> [INSTRUCTIONS TO FOLLOW]
Pictures in the data should be dropped; transcribe exactly the lines from the one that has "Recreate this image" through the one that has "a4_sim = [0, -0.66, -1.32, -2.00, -2.66, -3.30, -3.90, -4.50]".

> [SUPPLIED ENTRIES]
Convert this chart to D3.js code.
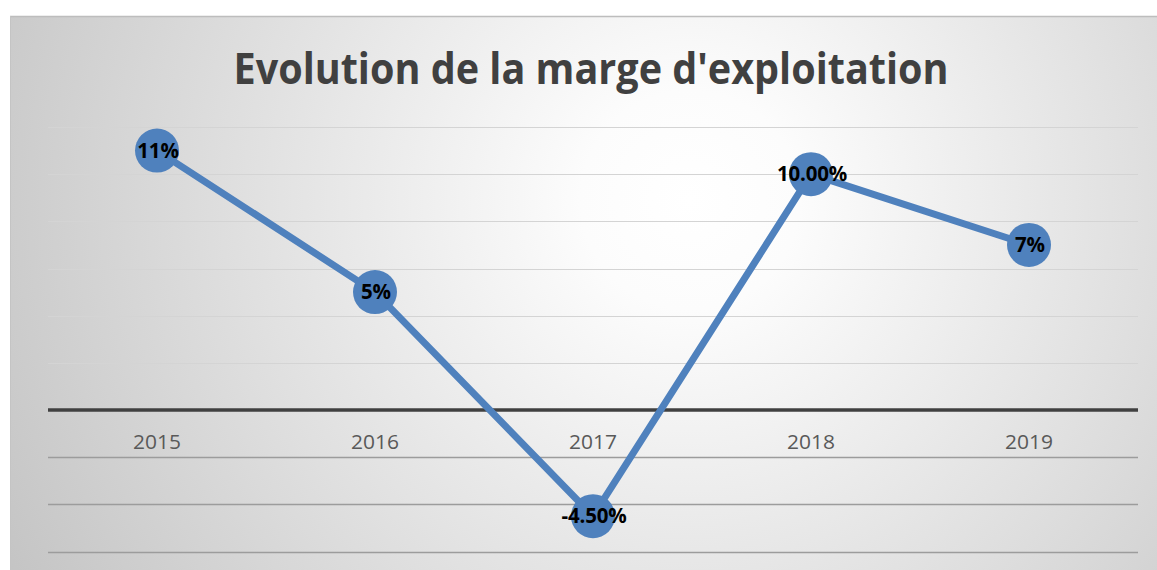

* * *

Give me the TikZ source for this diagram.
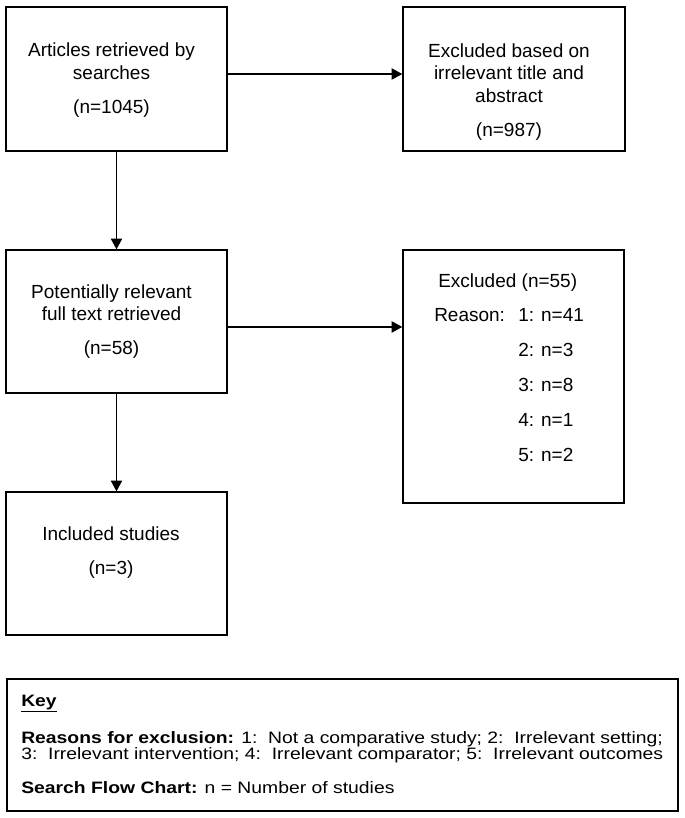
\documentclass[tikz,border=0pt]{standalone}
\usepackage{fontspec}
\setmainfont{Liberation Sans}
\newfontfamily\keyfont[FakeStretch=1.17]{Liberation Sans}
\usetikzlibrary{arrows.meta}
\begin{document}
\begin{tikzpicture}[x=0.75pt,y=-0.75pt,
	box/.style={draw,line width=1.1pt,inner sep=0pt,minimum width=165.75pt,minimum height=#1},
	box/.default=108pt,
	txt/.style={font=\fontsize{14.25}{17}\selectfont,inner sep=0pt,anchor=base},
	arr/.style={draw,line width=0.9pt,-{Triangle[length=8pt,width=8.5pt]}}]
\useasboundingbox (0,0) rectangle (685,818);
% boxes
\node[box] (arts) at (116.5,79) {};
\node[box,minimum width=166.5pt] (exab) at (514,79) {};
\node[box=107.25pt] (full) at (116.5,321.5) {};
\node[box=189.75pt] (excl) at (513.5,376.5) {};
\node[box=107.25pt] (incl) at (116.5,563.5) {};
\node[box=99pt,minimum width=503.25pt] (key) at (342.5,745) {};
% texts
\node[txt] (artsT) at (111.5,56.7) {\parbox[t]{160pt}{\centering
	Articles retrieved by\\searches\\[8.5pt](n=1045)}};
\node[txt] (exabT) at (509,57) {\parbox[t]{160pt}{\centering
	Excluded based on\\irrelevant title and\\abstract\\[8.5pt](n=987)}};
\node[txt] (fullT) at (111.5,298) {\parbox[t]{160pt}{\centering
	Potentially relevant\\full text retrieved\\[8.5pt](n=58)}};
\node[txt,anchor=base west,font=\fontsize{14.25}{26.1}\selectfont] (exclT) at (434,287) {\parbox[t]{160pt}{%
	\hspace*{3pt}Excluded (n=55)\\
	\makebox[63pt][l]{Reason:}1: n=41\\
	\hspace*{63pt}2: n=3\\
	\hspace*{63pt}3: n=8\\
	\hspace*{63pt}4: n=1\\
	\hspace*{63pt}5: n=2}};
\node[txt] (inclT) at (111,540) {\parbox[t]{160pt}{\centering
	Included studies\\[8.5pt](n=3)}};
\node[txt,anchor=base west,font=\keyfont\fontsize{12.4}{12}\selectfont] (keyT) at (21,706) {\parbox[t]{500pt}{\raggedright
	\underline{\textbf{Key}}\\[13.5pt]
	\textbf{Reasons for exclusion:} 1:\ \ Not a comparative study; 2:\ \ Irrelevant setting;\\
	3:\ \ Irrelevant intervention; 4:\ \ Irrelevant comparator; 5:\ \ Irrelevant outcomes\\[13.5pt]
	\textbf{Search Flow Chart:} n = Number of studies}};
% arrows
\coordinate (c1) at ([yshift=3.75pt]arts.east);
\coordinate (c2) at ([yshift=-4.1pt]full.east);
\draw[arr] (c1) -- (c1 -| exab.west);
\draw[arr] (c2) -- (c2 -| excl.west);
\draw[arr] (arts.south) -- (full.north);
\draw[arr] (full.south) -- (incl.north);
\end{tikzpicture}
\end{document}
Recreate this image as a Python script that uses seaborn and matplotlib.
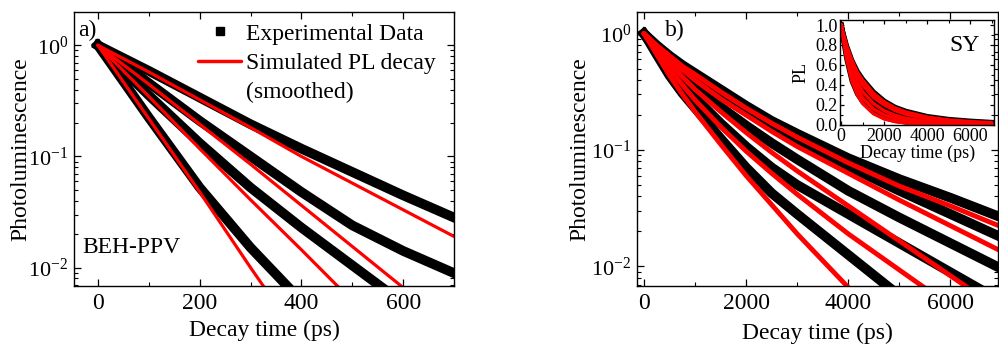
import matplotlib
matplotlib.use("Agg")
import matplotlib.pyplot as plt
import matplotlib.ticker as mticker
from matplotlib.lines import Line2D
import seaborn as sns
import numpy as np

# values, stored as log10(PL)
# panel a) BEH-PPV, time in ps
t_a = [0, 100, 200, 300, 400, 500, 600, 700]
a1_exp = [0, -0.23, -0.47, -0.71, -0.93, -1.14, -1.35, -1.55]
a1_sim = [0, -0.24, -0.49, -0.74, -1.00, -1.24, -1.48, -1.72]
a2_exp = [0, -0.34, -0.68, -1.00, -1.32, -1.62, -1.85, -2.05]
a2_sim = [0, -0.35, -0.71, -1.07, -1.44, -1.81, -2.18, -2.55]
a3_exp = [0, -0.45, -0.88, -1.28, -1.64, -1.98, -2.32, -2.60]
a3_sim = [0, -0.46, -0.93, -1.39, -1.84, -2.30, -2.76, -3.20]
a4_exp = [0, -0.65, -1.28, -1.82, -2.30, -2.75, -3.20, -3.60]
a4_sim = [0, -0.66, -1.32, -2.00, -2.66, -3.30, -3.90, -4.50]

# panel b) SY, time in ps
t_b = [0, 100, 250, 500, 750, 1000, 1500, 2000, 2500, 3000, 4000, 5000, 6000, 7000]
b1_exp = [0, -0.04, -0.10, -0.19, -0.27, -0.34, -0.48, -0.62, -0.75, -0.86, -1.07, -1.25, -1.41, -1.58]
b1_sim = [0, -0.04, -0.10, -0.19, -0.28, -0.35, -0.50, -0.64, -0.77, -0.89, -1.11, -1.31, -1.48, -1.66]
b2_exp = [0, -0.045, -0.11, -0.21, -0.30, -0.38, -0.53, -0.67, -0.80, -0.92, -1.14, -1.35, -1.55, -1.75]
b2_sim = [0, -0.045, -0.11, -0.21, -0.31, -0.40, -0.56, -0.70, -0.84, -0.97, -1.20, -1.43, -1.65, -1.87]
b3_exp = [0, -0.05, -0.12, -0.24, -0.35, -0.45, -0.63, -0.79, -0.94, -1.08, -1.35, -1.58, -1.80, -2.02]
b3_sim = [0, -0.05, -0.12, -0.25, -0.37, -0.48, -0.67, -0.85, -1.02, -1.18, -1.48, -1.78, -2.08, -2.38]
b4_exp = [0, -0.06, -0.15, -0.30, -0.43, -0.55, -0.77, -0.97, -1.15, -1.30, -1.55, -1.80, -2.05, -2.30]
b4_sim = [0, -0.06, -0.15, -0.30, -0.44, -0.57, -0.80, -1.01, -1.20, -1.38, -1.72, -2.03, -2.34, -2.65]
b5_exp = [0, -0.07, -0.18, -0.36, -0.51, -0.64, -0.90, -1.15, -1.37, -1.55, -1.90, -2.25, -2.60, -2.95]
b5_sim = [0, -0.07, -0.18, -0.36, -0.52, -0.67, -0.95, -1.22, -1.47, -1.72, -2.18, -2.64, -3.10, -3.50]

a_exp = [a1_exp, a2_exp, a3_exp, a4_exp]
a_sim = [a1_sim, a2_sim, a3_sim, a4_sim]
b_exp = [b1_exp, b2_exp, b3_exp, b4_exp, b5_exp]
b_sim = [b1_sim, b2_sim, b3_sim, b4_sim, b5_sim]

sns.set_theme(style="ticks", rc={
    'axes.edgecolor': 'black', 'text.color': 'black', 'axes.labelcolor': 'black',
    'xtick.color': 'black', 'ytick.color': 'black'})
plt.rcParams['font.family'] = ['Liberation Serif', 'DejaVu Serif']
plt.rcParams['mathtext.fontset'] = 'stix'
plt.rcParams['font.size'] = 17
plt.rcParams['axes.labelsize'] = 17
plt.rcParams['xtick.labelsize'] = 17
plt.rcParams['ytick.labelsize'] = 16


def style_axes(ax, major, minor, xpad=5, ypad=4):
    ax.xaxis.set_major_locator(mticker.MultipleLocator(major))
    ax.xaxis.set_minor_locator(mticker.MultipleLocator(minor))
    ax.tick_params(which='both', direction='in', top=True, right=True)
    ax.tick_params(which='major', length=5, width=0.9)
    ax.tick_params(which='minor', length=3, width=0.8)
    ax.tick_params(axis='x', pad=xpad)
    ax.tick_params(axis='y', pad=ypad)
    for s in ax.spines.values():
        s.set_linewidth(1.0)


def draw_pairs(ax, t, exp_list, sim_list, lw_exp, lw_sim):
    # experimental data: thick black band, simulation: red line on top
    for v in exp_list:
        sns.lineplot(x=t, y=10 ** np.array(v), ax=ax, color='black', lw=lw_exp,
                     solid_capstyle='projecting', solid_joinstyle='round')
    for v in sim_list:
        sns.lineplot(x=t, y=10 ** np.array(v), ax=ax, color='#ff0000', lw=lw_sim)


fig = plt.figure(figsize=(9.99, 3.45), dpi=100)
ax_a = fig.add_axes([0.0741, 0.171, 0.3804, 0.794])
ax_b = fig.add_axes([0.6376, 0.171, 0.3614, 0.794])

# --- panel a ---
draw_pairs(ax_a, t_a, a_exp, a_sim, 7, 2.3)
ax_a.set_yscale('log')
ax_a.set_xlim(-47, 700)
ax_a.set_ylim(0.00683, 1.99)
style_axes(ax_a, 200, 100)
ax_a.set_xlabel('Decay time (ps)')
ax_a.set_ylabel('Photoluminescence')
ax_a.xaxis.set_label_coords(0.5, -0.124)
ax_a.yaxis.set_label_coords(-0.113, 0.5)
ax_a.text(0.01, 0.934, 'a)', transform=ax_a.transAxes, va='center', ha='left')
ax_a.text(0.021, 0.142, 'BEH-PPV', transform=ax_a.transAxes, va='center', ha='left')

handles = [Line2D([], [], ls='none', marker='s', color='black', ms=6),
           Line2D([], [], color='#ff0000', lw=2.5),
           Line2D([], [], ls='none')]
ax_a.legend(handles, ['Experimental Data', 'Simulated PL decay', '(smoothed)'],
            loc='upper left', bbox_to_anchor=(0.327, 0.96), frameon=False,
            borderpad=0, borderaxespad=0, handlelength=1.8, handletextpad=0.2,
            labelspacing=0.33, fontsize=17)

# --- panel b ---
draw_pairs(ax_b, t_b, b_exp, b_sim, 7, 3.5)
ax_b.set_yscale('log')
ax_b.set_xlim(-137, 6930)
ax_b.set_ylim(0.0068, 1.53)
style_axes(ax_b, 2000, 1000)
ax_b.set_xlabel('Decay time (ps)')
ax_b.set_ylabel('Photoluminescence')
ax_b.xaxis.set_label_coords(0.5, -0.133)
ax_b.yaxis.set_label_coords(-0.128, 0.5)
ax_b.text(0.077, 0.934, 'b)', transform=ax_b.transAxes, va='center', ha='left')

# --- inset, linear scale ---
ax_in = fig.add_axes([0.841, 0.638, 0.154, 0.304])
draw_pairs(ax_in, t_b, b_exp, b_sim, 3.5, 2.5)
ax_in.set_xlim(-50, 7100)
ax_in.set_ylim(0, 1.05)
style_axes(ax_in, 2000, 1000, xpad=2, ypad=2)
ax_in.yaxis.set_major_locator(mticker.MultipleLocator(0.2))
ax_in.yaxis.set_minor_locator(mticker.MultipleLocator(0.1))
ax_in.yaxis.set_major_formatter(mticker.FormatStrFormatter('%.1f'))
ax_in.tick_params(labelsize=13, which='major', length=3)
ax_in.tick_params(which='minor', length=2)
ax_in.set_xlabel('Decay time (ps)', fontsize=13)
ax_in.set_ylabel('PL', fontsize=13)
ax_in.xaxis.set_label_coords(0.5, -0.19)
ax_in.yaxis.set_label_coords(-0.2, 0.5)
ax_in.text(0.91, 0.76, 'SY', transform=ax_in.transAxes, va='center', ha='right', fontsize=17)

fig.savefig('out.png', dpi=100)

> [EXERCISE SOLUTION]
Recreate this image as a Python script that uses seaborn and matplotlib.
import matplotlib
matplotlib.use("Agg")
import matplotlib.pyplot as plt
import matplotlib.ticker as mticker
from matplotlib.lines import Line2D
import seaborn as sns
import numpy as np

# values, stored as log10(PL)
# panel a) BEH-PPV, time in ps
t_a = [0, 100, 200, 300, 400, 500, 600, 700]
a1_exp = [0, -0.23, -0.47, -0.71, -0.93, -1.14, -1.35, -1.55]
a1_sim = [0, -0.24, -0.49, -0.74, -1.00, -1.24, -1.48, -1.72]
a2_exp = [0, -0.34, -0.68, -1.00, -1.32, -1.62, -1.85, -2.05]
a2_sim = [0, -0.35, -0.71, -1.07, -1.44, -1.81, -2.18, -2.55]
a3_exp = [0, -0.45, -0.88, -1.28, -1.64, -1.98, -2.32, -2.60]
a3_sim = [0, -0.46, -0.93, -1.39, -1.84, -2.30, -2.76, -3.20]
a4_exp = [0, -0.65, -1.28, -1.82, -2.30, -2.75, -3.20, -3.60]
a4_sim = [0, -0.66, -1.32, -2.00, -2.66, -3.30, -3.90, -4.50]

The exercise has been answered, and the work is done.